### What is asked
Beneath this instruction is a block of data; output from it exactly the lines that run from the one containing "Reproduce this chart with Plotly." through the one containing "color=YELLOW, line=dict(color=ORANGE, width=1.5))", inclusive.

### Given data

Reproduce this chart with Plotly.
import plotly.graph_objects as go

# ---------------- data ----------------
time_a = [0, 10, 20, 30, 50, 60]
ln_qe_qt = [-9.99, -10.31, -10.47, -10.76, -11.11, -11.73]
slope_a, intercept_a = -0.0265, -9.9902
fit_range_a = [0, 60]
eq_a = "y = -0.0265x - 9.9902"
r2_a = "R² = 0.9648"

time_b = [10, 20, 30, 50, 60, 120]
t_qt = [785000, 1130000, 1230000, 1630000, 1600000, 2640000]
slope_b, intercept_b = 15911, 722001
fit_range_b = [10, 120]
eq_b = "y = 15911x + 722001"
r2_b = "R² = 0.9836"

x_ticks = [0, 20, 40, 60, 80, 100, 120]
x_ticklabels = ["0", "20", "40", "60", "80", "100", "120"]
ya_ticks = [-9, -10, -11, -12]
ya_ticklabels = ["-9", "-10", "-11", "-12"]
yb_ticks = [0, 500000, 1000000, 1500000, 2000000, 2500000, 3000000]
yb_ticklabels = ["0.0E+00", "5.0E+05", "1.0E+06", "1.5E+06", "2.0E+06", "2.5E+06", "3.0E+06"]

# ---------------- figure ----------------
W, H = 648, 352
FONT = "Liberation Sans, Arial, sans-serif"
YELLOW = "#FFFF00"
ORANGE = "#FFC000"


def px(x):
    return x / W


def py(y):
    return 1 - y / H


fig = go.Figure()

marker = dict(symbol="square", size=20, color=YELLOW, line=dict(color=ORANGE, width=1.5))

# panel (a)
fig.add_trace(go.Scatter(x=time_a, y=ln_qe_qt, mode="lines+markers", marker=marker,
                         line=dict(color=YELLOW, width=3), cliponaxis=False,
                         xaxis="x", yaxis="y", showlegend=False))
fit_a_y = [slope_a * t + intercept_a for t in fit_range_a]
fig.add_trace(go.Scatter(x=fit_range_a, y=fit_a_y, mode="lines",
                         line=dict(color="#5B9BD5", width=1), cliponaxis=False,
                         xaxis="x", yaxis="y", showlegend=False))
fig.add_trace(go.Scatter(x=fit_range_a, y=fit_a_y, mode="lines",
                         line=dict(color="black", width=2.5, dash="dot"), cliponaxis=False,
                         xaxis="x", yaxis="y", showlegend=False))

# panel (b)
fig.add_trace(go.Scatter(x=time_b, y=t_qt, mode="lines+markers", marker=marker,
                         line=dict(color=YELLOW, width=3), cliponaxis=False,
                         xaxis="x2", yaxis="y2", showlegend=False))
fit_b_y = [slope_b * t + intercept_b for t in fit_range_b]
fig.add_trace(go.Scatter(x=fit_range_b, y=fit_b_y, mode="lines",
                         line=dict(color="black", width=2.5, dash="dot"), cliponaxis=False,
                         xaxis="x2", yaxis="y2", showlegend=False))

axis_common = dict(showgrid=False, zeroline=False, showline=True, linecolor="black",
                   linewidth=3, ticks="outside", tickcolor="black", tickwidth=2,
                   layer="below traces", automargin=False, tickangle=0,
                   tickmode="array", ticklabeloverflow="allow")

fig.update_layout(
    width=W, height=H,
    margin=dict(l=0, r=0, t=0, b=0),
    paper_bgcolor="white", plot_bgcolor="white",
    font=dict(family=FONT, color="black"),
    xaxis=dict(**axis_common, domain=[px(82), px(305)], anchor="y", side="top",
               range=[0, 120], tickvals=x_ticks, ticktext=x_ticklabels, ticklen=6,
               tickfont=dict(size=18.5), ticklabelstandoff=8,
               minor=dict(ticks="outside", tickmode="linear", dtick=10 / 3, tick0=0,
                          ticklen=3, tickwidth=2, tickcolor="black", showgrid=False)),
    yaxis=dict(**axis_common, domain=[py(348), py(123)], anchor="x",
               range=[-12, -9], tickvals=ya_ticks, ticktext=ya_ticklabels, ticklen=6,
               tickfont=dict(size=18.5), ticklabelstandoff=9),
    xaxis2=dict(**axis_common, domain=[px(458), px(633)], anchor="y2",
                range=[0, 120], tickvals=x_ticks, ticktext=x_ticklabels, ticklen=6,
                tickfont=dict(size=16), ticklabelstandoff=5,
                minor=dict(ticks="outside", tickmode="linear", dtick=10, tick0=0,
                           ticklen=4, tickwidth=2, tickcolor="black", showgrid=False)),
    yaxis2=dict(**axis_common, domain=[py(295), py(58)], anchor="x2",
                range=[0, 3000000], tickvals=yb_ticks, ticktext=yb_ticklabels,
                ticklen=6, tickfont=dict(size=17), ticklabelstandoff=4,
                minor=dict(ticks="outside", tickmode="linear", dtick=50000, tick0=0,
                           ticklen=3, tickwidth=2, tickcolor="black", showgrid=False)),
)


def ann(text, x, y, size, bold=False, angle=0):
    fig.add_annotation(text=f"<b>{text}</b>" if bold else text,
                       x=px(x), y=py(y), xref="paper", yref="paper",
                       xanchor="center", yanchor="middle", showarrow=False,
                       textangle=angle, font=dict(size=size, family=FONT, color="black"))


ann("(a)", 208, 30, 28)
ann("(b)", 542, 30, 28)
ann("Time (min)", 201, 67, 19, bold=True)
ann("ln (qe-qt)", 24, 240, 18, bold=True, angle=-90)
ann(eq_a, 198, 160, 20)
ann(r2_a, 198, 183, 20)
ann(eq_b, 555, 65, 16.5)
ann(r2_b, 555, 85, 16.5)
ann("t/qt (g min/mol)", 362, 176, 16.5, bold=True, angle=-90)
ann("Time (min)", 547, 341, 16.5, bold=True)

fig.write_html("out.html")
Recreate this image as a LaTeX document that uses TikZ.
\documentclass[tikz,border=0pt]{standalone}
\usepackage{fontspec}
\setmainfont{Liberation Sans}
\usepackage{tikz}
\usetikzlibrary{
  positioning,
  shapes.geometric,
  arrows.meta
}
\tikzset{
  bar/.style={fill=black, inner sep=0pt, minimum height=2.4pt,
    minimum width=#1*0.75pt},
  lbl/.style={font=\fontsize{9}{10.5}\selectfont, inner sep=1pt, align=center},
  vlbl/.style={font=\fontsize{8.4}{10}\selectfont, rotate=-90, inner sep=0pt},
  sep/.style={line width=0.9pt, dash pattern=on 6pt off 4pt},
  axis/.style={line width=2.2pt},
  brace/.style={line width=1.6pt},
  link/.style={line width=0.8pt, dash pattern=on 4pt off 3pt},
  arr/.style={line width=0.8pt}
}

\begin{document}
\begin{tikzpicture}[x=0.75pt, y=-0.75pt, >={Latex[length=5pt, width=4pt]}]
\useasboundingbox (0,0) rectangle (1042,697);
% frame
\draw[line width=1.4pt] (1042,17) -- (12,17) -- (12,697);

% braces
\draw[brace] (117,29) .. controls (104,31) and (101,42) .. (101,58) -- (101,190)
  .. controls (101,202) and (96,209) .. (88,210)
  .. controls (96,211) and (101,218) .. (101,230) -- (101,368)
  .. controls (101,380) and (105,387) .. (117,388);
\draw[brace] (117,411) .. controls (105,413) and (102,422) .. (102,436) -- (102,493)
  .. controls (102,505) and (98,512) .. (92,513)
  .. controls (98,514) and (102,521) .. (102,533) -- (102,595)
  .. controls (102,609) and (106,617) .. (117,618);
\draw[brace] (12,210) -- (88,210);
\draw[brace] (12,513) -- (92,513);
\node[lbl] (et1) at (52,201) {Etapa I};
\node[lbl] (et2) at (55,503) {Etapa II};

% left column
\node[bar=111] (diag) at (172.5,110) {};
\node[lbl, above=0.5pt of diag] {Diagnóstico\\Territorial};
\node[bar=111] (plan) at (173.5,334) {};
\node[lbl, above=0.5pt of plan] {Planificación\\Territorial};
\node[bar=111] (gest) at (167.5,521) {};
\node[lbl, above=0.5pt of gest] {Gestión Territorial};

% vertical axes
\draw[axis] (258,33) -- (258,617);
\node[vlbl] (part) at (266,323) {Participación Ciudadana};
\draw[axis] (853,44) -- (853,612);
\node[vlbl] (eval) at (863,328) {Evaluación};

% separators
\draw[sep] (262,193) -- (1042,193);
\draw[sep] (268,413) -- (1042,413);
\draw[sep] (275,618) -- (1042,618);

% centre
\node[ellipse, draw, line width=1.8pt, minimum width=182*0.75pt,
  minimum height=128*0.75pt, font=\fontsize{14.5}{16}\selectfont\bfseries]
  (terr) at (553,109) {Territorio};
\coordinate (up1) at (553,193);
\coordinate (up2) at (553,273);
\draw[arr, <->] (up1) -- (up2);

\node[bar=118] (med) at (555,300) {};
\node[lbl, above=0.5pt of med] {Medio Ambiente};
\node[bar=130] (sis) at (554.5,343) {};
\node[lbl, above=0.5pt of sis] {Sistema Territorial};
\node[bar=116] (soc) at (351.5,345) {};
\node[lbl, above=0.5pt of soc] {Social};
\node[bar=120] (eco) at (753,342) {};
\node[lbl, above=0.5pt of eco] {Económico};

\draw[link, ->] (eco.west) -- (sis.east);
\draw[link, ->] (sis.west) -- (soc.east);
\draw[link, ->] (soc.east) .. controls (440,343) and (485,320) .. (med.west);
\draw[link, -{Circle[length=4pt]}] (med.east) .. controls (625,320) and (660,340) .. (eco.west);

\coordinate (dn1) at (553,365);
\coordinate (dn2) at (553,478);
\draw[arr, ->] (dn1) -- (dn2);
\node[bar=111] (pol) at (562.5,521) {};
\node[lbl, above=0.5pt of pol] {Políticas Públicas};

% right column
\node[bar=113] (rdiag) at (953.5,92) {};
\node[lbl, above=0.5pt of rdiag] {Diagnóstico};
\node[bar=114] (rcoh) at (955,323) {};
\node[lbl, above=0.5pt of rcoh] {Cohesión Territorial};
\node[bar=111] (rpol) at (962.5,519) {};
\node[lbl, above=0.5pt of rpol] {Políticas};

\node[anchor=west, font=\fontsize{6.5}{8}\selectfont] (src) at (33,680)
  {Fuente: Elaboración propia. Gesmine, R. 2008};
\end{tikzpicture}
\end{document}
...
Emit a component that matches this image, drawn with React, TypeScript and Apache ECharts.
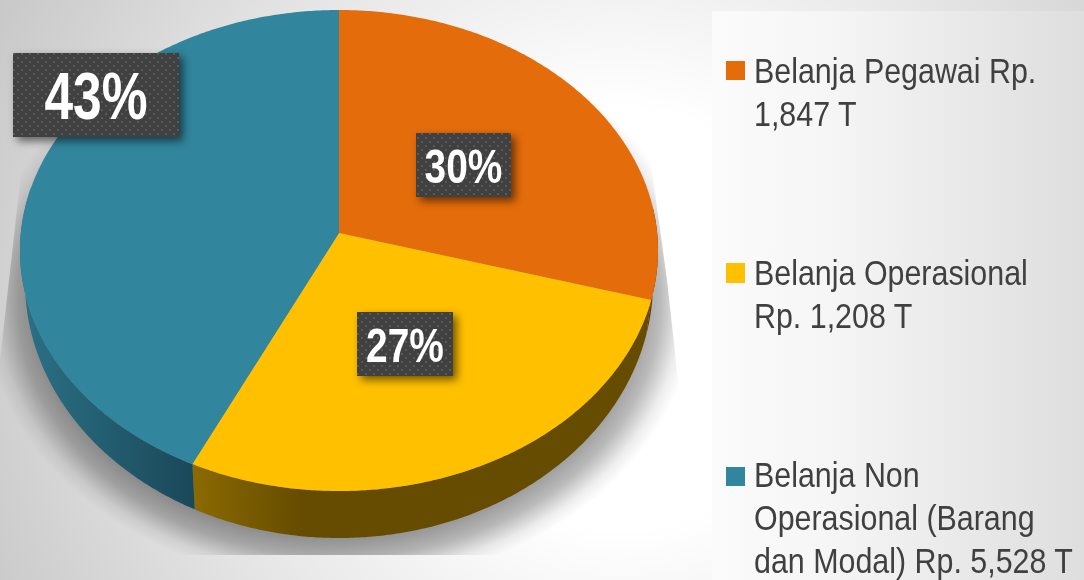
---
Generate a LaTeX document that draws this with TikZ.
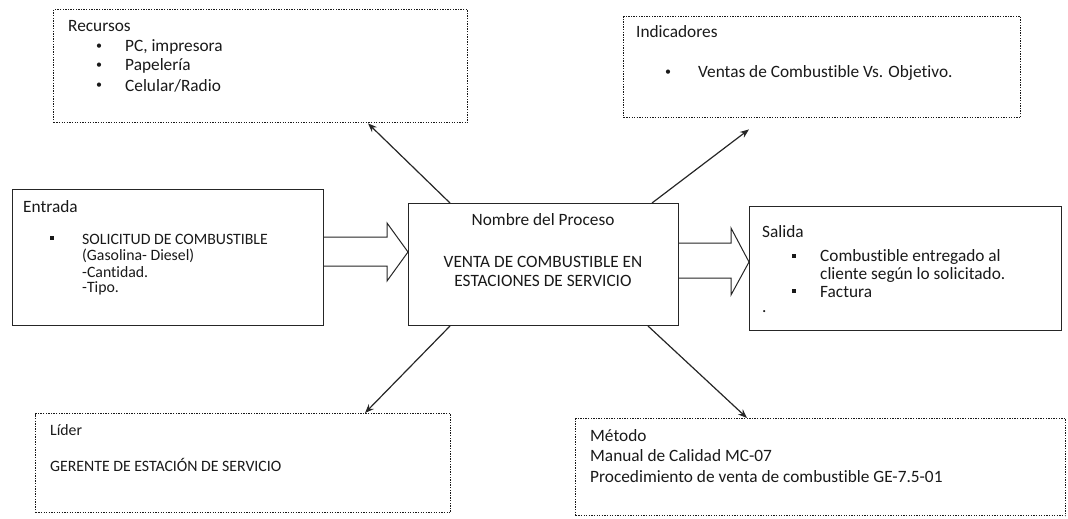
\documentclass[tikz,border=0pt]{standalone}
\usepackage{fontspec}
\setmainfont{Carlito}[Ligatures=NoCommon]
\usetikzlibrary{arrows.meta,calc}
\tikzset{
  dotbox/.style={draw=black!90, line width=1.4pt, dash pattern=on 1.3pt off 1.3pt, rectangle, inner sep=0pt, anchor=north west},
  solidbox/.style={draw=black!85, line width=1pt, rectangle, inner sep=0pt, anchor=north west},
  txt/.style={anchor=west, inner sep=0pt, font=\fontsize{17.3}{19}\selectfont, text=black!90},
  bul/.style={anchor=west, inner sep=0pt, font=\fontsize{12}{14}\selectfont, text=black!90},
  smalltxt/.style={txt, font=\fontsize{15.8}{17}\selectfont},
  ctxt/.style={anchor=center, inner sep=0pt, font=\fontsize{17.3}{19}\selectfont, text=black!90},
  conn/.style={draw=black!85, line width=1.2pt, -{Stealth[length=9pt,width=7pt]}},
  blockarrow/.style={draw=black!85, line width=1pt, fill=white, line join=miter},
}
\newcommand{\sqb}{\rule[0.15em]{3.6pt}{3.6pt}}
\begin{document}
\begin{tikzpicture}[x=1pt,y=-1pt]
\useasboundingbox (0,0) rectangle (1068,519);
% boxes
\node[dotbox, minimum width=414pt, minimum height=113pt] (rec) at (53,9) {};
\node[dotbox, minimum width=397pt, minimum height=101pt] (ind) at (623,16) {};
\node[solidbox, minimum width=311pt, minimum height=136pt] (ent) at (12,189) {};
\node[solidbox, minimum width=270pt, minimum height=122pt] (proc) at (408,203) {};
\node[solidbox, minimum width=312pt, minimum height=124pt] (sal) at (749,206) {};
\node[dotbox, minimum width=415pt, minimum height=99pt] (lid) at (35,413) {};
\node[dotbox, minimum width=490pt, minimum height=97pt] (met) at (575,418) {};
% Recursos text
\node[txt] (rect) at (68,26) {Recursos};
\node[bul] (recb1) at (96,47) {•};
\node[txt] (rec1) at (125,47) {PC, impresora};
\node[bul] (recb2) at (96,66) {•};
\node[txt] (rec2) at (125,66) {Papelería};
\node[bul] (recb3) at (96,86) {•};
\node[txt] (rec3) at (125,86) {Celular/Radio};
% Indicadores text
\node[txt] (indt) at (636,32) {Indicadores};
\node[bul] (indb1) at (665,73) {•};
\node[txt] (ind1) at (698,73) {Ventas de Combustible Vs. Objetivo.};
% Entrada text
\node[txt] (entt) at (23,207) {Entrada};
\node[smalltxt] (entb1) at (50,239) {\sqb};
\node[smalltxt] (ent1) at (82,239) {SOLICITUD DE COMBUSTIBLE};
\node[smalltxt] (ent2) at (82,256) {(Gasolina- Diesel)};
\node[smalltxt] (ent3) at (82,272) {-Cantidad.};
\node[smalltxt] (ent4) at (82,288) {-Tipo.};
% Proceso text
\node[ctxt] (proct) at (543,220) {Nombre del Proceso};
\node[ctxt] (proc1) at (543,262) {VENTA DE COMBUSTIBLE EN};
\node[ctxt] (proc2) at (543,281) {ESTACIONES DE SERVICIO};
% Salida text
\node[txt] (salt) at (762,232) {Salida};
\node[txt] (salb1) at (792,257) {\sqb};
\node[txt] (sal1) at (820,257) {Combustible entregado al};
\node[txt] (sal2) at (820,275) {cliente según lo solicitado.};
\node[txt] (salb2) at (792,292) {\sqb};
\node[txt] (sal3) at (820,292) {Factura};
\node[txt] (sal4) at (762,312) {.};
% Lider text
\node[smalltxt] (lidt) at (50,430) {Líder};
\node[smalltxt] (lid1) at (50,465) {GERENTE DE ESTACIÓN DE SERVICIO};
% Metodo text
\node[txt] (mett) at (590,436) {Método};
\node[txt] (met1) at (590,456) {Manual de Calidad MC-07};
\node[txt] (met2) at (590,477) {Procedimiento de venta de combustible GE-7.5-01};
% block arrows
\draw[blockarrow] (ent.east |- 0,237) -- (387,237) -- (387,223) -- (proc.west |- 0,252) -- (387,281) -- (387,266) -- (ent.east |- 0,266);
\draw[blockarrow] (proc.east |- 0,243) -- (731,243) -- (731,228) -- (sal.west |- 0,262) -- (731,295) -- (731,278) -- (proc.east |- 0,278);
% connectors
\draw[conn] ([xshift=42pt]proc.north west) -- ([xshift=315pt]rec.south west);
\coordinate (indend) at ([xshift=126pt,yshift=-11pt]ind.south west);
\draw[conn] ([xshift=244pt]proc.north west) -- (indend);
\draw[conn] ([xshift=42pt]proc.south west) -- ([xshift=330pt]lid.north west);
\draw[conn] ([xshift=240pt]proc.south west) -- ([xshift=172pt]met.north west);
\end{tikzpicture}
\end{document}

### Response to this task
Reproduce this chart with Plotly.
import plotly.graph_objects as go

# ---------------- data ----------------
time_a = [0, 10, 20, 30, 50, 60]
ln_qe_qt = [-9.99, -10.31, -10.47, -10.76, -11.11, -11.73]
slope_a, intercept_a = -0.0265, -9.9902
fit_range_a = [0, 60]
eq_a = "y = -0.0265x - 9.9902"
r2_a = "R² = 0.9648"

time_b = [10, 20, 30, 50, 60, 120]
t_qt = [785000, 1130000, 1230000, 1630000, 1600000, 2640000]
slope_b, intercept_b = 15911, 722001
fit_range_b = [10, 120]
eq_b = "y = 15911x + 722001"
r2_b = "R² = 0.9836"

x_ticks = [0, 20, 40, 60, 80, 100, 120]
x_ticklabels = ["0", "20", "40", "60", "80", "100", "120"]
ya_ticks = [-9, -10, -11, -12]
ya_ticklabels = ["-9", "-10", "-11", "-12"]
yb_ticks = [0, 500000, 1000000, 1500000, 2000000, 2500000, 3000000]
yb_ticklabels = ["0.0E+00", "5.0E+05", "1.0E+06", "1.5E+06", "2.0E+06", "2.5E+06", "3.0E+06"]

# ---------------- figure ----------------
W, H = 648, 352
FONT = "Liberation Sans, Arial, sans-serif"
YELLOW = "#FFFF00"
ORANGE = "#FFC000"


def px(x):
    return x / W


def py(y):
    return 1 - y / H


fig = go.Figure()

marker = dict(symbol="square", size=20, color=YELLOW, line=dict(color=ORANGE, width=1.5))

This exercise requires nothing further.